A statistical analysis of why people hate post-grunge band Nickelback

Daniel Parris noticed that Canadian post-grunge rock band Nickelback not only faces "considerable hostility" but that the dislike has eminent statistical characteristics that might explain its depth and persistence despite commercial success. The analysis hits on several hypotheses—their songs are overplayed relative to their success, internally repetitive despite it, and more successful with conservative consumers—but it comes down to the band itself suffering extremely peculiar PR incidents that turned it into a meme beyond the music.

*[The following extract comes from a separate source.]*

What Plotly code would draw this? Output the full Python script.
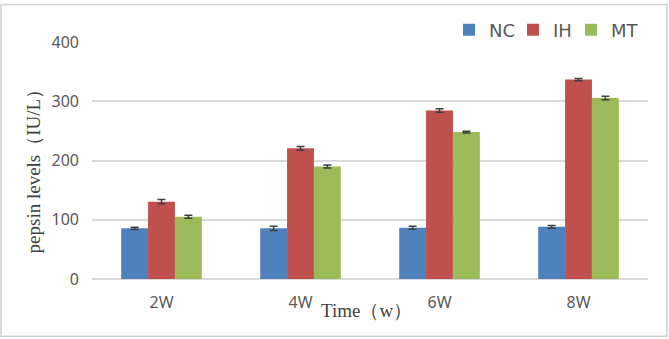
import plotly.graph_objects as go

categories = ["2W", "4W", "6W", "8W"]
nc = [85.5, 85.5, 86.5, 88]
ih = [130.5, 220.5, 284.5, 336.5]
mt = [105, 190, 248, 305.5]
nc_err = [2, 3.5, 2.5, 2.5]
ih_err = [3.5, 3, 3, 2]
mt_err = [2.5, 2.5, 1.5, 3]

series = [("NC", nc, nc_err, "#4F81BD", "legend"),
          ("IH", ih, ih_err, "#C0504D", "legend2"),
          ("MT", mt, mt_err, "#9BBB59", "legend3")]

fig = go.Figure()
for name, vals, errs, col, lg in series:
    fig.add_trace(go.Bar(
        x=categories, y=vals, name=name, legend=lg, marker=dict(color=col, line=dict(width=0)),
        error_y=dict(type="data", array=errs, visible=True, color="#404040", thickness=1.5, width=4),
    ))

L, R, T, B = 92, 21, 39, 60
W, H = 669, 339
pw, ph = W - L - R, H - T - B

def leg(square_left):
    return dict(orientation="h", x=(square_left - 14 - L) / pw, xanchor="left",
                y=1 + 12 / ph, yanchor="middle",
                font=dict(family="DejaVu Sans, Noto Sans, sans-serif", size=18, color="#595959"),
                itemwidth=30, bgcolor="rgba(0,0,0,0)")

fig.update_layout(
    width=W, height=H, margin=dict(l=L, r=R, t=T, b=B),
    paper_bgcolor="white", plot_bgcolor="white",
    barmode="group", bargap=0.42, bargroupgap=0,
    showlegend=True,
    legend=leg(463), legend2=leg(527), legend3=leg(585),
    font=dict(family="Noto Sans, sans-serif", color="#595959"),
    xaxis=dict(showline=False, showgrid=False, ticks="", tickfont=dict(size=16, color="#595959"),
               ticklabelstandoff=12),
    yaxis=dict(range=[0, 400], dtick=100, showgrid=True, gridcolor="#D9D9D9", gridwidth=1.5,
               zeroline=True, zerolinecolor="#D9D9D9", zerolinewidth=1.5, showline=False,
               ticks="", tickfont=dict(size=16, color="#595959"), ticklabelstandoff=12),
    shapes=[dict(type="rect", xref="paper", yref="paper",
                 x0=(1 - L) / pw, x1=(W - 2 - L) / pw, y0=-(B - 2) / ph, y1=1 + (T - 1) / ph,
                 line=dict(color="#D0D0D0", width=1.5))],
    annotations=[
        dict(text="Time（w）", xref="paper", yref="paper", x=(366 - L) / pw, y=-(311 - T - ph) / ph,
             xanchor="center", yanchor="middle", showarrow=False,
             font=dict(family="Liberation Serif, Times New Roman, serif", size=19, color="#404040")),
        dict(text="pepsin levels（IU/L）", xref="paper", yref="paper", x=(33 - L) / pw,
             y=1 - (165 - T) / ph, xanchor="center", yanchor="middle", textangle=-90, showarrow=False,
             font=dict(family="Liberation Serif, Times New Roman, serif", size=19, color="#404040")),
    ],
)

fig.write_html("out.html")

On a now-infamous episode, the Tough Crowd panel examined a study linking popular music and violence, to which comedian Brian Posehn joked: "No one talks about the studies which show that bad music makes people violent. Like, Nickelback makes me wanna kill Nickelback." This wisecrack was not particularly memorable, but Comedy Central included the joke in a long-running advertisement for Tough Crowd. And this promo ran a lot. In a 2022 interview, Nickelback frontman Chad Kroeger pinpointed the Colin Quinn ad as a turning point for the band's reputation: "They took [that joke], they put it in a commercial for that one show. And that played on Comedy Central for six months straight, this Nickelback joke. That starts this whole thing going. That's where it really started, at that one moment."

However, Parris's in-depth study of Nickelback hate prevalence finds that it only became a thing years later, in November 2011. In fact, it was barely mentioned before then, but became an ascended meme immediately and permanently overnight. What was then? Their Detroit Lions Thanksgiving halftime show, coming after a jocular yet oddly intense campaign to prevent it from happening by local fans.

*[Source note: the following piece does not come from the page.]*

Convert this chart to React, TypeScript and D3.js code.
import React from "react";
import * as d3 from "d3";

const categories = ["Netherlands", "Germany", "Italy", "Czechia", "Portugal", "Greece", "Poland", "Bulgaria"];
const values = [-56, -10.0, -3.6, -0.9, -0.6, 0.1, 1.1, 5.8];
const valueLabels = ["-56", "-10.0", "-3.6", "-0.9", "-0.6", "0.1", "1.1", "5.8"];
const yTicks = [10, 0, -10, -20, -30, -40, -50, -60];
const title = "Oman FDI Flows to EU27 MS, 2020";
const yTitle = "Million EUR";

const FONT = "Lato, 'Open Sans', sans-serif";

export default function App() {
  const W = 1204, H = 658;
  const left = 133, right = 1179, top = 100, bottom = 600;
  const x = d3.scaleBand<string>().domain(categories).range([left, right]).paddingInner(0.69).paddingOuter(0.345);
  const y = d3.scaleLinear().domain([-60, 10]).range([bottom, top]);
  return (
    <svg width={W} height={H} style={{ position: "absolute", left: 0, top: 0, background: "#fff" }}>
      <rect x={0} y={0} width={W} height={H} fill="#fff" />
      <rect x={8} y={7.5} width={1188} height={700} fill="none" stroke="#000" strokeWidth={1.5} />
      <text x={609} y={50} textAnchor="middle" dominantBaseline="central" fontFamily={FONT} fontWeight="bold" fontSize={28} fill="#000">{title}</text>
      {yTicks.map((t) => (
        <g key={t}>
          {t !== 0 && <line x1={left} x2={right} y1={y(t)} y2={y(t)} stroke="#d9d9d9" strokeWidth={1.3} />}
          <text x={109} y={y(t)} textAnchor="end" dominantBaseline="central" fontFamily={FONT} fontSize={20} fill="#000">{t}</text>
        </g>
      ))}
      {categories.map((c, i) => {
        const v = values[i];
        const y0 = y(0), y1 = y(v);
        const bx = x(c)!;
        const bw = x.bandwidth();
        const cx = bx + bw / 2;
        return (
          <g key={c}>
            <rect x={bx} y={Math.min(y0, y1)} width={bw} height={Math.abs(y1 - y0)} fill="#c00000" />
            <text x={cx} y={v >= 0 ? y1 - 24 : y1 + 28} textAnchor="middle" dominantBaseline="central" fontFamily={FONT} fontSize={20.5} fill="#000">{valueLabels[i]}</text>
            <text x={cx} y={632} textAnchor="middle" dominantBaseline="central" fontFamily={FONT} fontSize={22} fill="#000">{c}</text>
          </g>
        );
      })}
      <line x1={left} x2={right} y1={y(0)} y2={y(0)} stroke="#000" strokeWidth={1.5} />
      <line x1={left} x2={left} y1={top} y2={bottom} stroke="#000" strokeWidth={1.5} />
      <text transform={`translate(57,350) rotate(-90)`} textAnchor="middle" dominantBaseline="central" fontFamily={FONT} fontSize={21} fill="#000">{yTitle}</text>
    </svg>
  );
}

Perhaps this spirited petition formalized long-dormant Nickelback grievances. Suddenly, it was fashionable to dunk on Nickelback. All the long-standing frustrations—overplayed music, repetitiveness, cultural preference, and unique priming from a Comedy Central commercial—came together in a highly public spectacle of Nickelback bashing. The Nickelback meme had gone mainstream.

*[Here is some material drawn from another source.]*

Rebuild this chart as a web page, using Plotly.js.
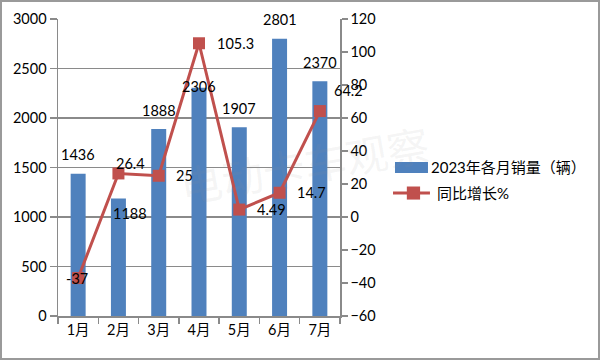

There's an indefinite quality to the dislike that I suppose statistics can't capture: the way Nickelback perfectly captured a complaintive, stodgy yet polished 2000s pop rock sound. Any one of the era's bands could be the avatar, sure, but what better than 2007's Photograph to signpost how the music industry had moved on from appropriating and capturing youth movements, which was at least an entrepreneurial and risky business on the edges of culture, to reprocessing its own tailings? We are trapped in an endless tour of the 1960s-1990s boomer loop and only the catastrophic failure of the American republic will free us from it. And when we are free among the blackened remains and the graying ruins we will yearn for Nickelback.